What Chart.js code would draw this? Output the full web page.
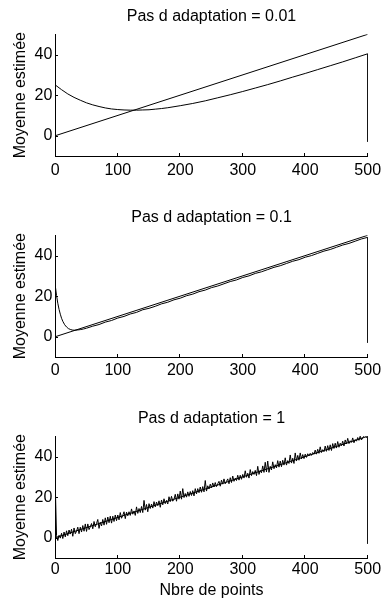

————————

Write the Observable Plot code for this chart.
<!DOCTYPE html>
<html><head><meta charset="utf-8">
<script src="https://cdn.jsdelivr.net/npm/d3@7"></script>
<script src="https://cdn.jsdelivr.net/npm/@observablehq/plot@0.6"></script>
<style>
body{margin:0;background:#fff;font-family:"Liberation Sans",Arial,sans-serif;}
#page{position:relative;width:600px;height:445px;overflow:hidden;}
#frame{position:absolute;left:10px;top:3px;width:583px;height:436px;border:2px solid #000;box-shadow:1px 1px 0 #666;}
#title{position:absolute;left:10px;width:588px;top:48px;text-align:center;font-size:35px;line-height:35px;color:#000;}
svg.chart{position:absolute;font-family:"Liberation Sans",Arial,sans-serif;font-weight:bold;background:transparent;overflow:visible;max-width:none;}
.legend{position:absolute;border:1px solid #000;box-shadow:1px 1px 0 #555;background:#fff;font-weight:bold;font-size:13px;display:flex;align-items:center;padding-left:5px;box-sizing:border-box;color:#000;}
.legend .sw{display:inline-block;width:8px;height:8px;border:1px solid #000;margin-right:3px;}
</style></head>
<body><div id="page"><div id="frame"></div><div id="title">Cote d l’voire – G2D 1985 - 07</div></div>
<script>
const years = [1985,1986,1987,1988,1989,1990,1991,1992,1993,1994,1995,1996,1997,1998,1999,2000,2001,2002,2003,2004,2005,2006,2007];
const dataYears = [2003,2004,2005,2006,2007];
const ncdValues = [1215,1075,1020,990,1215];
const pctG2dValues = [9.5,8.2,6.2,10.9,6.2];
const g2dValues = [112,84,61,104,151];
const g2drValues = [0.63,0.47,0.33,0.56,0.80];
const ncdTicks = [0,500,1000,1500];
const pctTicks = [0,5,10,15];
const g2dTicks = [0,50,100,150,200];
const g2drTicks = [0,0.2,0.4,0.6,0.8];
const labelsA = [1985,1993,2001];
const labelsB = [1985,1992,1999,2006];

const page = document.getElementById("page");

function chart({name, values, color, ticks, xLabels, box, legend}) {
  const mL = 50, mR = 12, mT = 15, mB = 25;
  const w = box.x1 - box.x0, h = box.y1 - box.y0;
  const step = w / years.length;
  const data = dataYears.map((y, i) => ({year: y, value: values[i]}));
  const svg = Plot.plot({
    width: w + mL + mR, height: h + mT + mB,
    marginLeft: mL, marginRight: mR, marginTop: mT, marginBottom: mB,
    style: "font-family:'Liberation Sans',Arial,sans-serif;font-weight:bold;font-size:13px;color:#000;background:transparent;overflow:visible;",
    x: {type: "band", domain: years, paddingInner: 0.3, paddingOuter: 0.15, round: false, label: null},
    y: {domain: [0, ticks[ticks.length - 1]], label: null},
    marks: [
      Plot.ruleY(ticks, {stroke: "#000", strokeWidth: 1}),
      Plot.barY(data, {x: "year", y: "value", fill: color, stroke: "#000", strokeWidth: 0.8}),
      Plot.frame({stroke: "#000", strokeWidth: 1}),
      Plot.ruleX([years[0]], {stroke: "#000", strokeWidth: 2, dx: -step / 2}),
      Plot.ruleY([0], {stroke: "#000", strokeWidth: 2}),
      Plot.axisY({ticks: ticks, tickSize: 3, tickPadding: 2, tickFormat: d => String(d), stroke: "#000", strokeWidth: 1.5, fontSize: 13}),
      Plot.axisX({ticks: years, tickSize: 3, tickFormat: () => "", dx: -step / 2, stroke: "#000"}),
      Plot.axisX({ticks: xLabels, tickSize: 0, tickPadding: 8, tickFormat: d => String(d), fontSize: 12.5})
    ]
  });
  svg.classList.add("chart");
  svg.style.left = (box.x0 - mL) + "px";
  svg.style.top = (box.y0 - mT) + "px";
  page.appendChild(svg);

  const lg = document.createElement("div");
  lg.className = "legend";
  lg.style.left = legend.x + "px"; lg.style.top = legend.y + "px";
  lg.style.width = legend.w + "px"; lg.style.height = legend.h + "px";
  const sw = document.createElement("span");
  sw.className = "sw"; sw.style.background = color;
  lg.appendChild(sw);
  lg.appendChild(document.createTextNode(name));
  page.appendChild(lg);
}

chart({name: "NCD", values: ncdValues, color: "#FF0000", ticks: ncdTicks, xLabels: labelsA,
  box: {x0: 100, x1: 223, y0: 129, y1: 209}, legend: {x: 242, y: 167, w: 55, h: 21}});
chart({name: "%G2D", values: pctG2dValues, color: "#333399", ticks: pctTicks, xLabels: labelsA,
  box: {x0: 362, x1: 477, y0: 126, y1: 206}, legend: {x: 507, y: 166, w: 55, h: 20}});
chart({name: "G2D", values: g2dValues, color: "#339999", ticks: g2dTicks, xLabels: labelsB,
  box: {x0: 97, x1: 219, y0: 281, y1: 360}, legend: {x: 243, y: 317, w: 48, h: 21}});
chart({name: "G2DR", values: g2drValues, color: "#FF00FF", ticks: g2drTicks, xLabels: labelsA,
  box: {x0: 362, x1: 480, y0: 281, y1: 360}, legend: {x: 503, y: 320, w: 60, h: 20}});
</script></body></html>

————————

• Directive: In the records above, how many lines contain the word "this"? Give the number alone.

• Final result: 2